If you think about it, it is probably impossible to achieve real reproducibility for a wet-lab experiment. Even the same cell line, after some duplications in a lab, can accumulate so many mutations to differ significantly from the same strain in another lab. And there are a lot of variables that make reproducibility really hard to achieve in a wet lab: the climate of the lab, the experience of the researcher, the reagent used... and, even when you have demonstrated a result in a cell line, you can't deduce that the same happens in another line or in vivo.
However, even if they can't eliminate the problem of reproducibility, scientists have been able to find a compromise solution. They have a range of well documented best practices to follow, like putting a positive and negative control in any western blot, calibrating their machines first, using a blind control framework, etc... these practices enable scientists to make experiment that can reasonably be assumed as being reproducible. Moreover, they have an international organization in charge of that.
In bioinformatics, there is not such thing as best practices. If two students write two parsers for the fasta format, there is no way to tell whether their results will be the same, because there is no standard practice they have to follow. It would be better if, for example, they had to follow some guidelines, or if they are required to write parser that can pass a standard set of use-cases of fasta files without giving errors.

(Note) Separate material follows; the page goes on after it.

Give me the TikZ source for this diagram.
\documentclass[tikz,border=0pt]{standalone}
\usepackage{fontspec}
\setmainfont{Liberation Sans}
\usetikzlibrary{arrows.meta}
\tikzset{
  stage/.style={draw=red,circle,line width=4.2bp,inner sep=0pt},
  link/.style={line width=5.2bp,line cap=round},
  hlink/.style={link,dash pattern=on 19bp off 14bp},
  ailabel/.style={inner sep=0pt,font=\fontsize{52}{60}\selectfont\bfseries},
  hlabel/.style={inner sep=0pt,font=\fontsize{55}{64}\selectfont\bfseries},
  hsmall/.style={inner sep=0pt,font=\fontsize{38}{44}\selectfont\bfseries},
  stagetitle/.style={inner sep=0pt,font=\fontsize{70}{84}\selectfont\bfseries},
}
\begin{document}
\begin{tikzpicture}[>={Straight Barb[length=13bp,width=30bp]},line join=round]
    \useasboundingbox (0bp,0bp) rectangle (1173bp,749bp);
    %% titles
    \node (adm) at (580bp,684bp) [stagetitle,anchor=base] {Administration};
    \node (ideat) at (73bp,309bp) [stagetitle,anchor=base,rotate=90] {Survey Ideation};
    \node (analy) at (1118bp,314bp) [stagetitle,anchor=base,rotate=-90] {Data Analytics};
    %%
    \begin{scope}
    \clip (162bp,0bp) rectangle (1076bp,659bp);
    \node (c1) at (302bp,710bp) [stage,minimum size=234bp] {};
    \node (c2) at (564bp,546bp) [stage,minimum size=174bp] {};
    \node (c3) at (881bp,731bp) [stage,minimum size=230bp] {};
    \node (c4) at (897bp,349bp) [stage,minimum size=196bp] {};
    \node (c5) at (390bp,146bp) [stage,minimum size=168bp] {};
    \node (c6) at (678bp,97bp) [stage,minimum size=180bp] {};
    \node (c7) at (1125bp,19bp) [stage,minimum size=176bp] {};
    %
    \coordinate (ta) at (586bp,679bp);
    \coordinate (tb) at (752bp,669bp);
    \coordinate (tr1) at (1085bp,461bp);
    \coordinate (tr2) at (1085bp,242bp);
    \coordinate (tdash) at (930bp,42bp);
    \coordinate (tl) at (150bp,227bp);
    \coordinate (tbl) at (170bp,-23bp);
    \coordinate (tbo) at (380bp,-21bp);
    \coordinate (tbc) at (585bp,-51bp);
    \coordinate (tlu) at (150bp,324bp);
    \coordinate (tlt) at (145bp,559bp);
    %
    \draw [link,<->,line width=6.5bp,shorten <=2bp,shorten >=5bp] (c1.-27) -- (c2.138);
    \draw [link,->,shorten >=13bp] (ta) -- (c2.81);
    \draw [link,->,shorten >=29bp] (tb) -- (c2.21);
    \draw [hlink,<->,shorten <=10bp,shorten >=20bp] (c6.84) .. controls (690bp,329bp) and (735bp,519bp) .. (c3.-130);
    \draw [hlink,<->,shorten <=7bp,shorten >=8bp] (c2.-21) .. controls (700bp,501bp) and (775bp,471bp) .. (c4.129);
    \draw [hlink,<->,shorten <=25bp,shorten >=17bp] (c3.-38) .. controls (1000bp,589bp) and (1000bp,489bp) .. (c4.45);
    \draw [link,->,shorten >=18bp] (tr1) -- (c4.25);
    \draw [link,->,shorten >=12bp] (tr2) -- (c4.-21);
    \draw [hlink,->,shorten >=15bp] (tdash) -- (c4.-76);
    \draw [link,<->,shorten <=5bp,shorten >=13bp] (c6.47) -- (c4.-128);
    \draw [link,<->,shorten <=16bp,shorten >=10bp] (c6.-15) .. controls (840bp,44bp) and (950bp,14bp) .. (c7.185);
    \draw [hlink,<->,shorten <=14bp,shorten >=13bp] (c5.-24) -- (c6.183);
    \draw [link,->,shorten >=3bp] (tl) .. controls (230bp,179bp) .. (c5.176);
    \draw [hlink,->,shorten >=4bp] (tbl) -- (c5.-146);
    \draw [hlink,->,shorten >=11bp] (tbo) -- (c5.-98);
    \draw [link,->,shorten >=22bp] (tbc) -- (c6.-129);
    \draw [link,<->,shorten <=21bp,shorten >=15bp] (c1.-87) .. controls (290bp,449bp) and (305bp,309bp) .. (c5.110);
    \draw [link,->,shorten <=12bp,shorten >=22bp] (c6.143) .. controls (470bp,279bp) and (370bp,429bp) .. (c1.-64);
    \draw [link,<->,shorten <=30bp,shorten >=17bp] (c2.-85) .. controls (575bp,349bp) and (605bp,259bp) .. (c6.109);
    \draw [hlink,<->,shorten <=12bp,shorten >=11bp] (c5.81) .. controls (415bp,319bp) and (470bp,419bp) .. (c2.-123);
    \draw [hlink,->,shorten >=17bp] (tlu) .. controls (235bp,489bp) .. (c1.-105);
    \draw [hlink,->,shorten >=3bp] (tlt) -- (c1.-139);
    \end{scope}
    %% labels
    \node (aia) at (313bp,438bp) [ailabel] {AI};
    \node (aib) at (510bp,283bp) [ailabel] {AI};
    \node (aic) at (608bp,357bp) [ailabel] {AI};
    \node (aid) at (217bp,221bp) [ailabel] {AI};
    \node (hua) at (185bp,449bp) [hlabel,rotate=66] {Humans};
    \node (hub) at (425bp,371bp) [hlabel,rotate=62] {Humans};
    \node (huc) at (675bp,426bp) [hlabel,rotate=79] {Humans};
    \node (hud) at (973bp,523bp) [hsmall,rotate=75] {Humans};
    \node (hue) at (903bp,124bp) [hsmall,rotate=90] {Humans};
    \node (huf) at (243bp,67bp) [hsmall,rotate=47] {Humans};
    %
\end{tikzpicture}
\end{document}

So, what is your approach toward testing? Which is your strategy when designing which tests you will have to write for your analysis, and which controls you will be using? Do you have any recommendation that you would give to an inexpert newbie bioinformatician?
I always think I should use
assert
statements I just never remember ... although if I assume a sorted list then I'll make sure i have a unit-test which fails if the function is passed an unsorted list.